FILE PHOTO -- Replacement pipe is stored near crude oil storage tanks at Kinder Morgan's Trans Mountain Pipeline terminal in Kamloops, British Columbia, Canada November 15, 2016. REUTERS/Chris Helgren/File Photo - RTX38DX0

OTTAWA (Reuters) - Canada wants a single federal authority to assess the potential impact of oil pipelines and mines, officials said on Thursday, a move that could help quell protests that have blocked a series of projects.

Responsibility for examining the environmental impact of projects on federally-regulated land is shared between three separate entities, a system the Liberal government says the public does not trust.

Plans released on Thursday mean the much-criticized national energy regulator would lose its power to assess natural resource projects.

Aboriginal and environmental protesters currently trying to block major pipelines complained the National Energy Board (NEB)is too close to the industry.

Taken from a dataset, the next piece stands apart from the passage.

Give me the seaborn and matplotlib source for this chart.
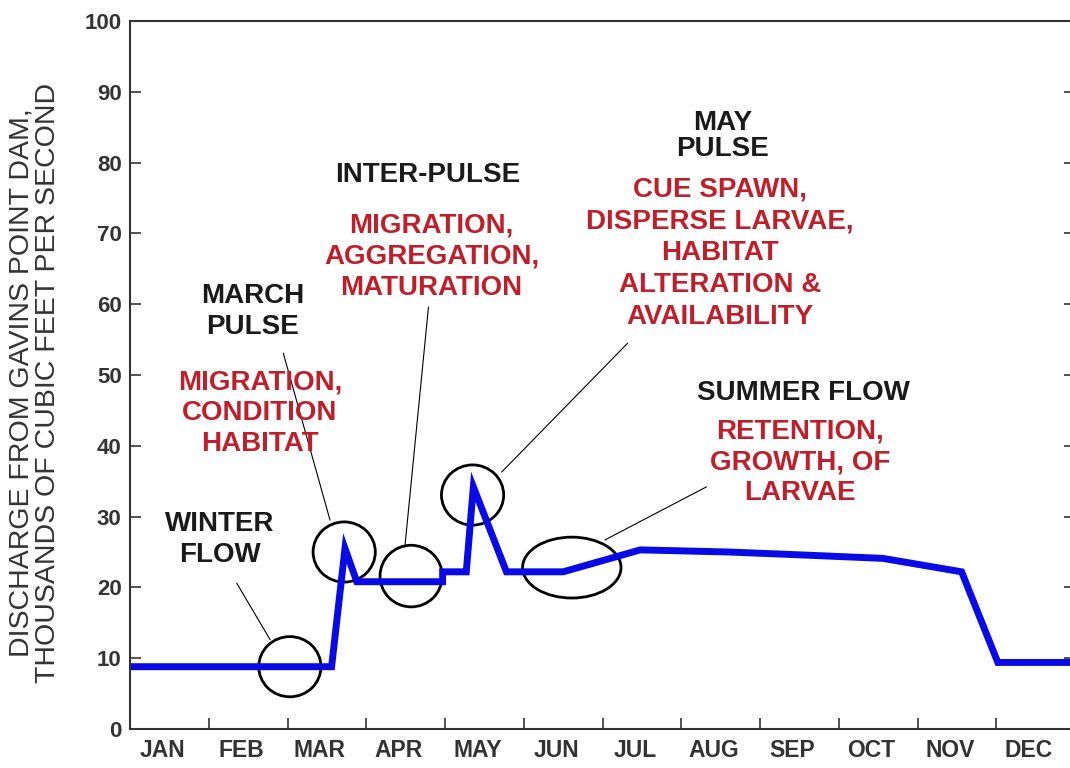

“This is all about rebuilding public trust in how we make decisions on major projects that are important to our economy,” said an official who requested anonymity because they were not authorized to talk to the press.

The official said Ottawa was currently thinking about giving overall responsibility for probes to the Canadian Environmental Assessment Agency.

The government would retain final responsibility for deciding the fate of a project.

Anna Johnston of the West Coast Environmental Law group said that while the plan had positive aspects, it meant the government retained too much power.

“Cabinet gets to make behind closed doors some decision that basically pits short-term economic gains against environmental harms and the environment almost always loses,” she said by phone.

Protests last year forced Ottawa to veto one pipeline from Alberta’s oil sands to the Pacific Coast and are dragging out study of another line to the Atlantic.

Canada needs to get its landlocked crude to its east and west coasts to avoid pipeline bottlenecks that leave oil trading at a discount.

Under the plans, the new assessment body would pay more attention to the long-term implications of a project and the views of aboriginals as well as allowing public comments much earlier in the process.

The proposals would have little immediate impact on the energy sector. Existing projects, such as TransCanada Corp’s (TRP.TO) proposed Energy East pipeline from Alberta to the Atlantic Coast, will be assessed by the NEB under current rules.

The government plans to introduce draft legislation later this year to implement the changes and hopes they will become law in 2018.

NEB spokeswoman Rebecca Taylor said the board supported the government’s work to modernize the approach to assessments.

Reuters reported last year that the government would consider stripping the NEB of sole oversight for projects.